I’m currently on my way back from the first-ever Spark Summit, where I presented a talk on some of my work with the Fedora Big Data SIG to package Apache Spark and its infrastructure for Fedora. (My slides are online, but they aren’t particularly useful without the talk. I’ll post a link to the video when it’s available, though.)
If you’re interested in learning more about Spark, a great place to start is the guided exercises that the Spark team put together; simply follow their instructions to fire up an EC2 cluster with Spark installed and then work through the exercises. In one of the exercises, you’ll have an opportunity to build up one of the classic Spark demos: distributed k-means clustering in about a page of code.
Implementing k-means on resilient distributed datasets is an excellent introduction to key Spark concepts and idioms. With recent releases of Spark, though, machine learning can be simpler still: MLLib includes an implementation of k-means clustering (as well as several other fundamental algorithms). One of my spare-time projects has been experimenting with featurizing bicycling telemetry data (coordinates, altitude, mean maximal power, and heart rate) in order to aid self-coaching, and I’ve been using MLLib for this project.
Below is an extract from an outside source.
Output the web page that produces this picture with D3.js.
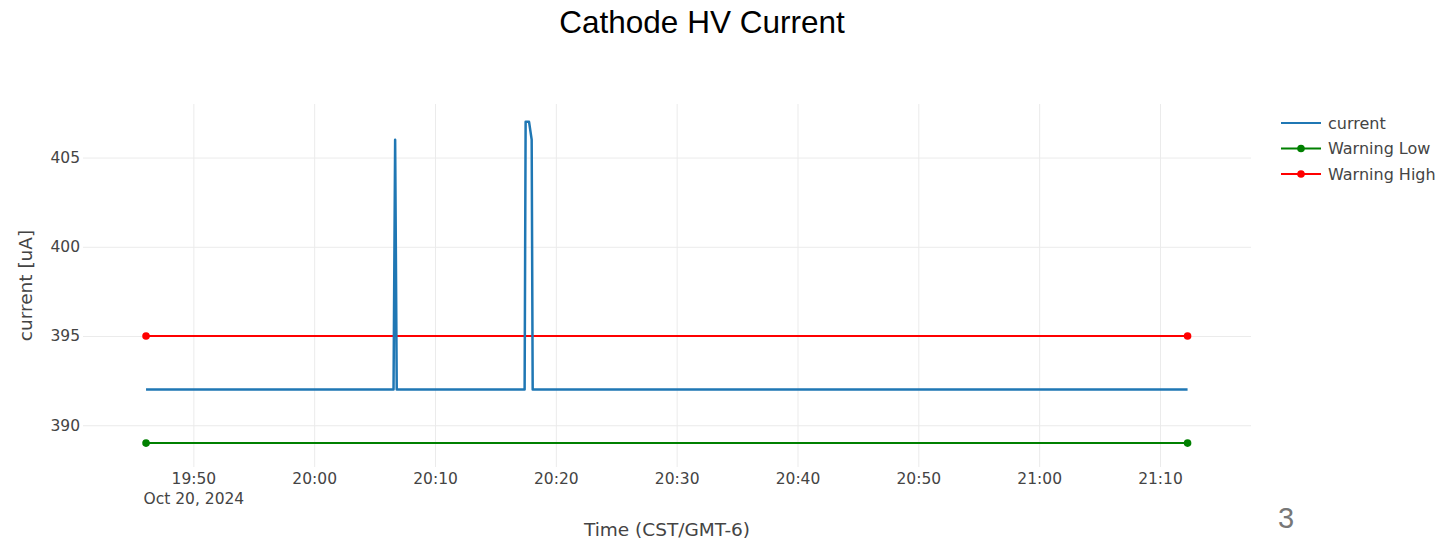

I don’t have any results yet that are interesting from a coaching perspective, but simply using GPS coordinates as feature vectors leads naturally to an expressive visualization:
The above map visualizes about six weeks of road rides in late summer and early fall. It does so by plotting the centers of clusters; darker markers correspond to clusters that contain more trackpoints. I’ve generated similar maps by hand before, and Strava offers automatic activity heatmaps now, but I like the clustering visualization since it can plot routes (when run with hundreds of clusters) or plot hot areas (when run with dozens of clusters).
Some fairly rough code to generate such a map is available in my cycling data analysis sandbox; you can download and run the app yourself. First, place a bunch of TCX files in a directory (here we’re using “activities”). Then build and run the app, specifying the location of your activities directory with the “-d” parameter:
% sbt console
scala> com.freevariable.surlaplaque.GPSClusterApp.main(Array("-dactivities"))
You can influence the output and execution of the app with several environment variables: SLP_MASTER
sets the Spark master (defaults to local with 8 threads); SLP_OUTPUT_FILE
sets the name of the GeoJSON output file (defaults to slp.json
), SLP_CLUSTERS
sets the number of clusters and SLP_ITERATIONS
sets the number of k-means iterations. Once you have the GeoJSON file, you can publish it by posting it to GitHub or your favorite map hosting service.
To get started with MLLib in your own projects, make sure to add spark-mllib
to your build.sbt
file:
libraryDependencies += "org.apache.spark" % "spark-core_2.9.3" % "0.8.0-incubating"
libraryDependencies += "org.apache.spark" % "spark-mllib_2.9.3" % "0.8.0-incubating"
From there, it’s extremely straightforward to get k-means running; here are the relevant lines from my app (vectors
is an RDD
of Array[Double]
):
val km = new KMeans()
km.setK(numClusters)
km.setMaxIterations(numIterations)
val model = km.run(vectors)
val labeledVectors = vectors.map((arr:Array[Double]) => (model.predict(arr), arr))
In just a few lines of code, this code initializes a k-means object, optimizes a model, and labels each trackpoint with the cluster the model expects it to belong to. Since this functionality is blazing fast and available interactively from the Spark shell, we can easily experiment with different feature extraction policies and see what helps us get some insight from our data.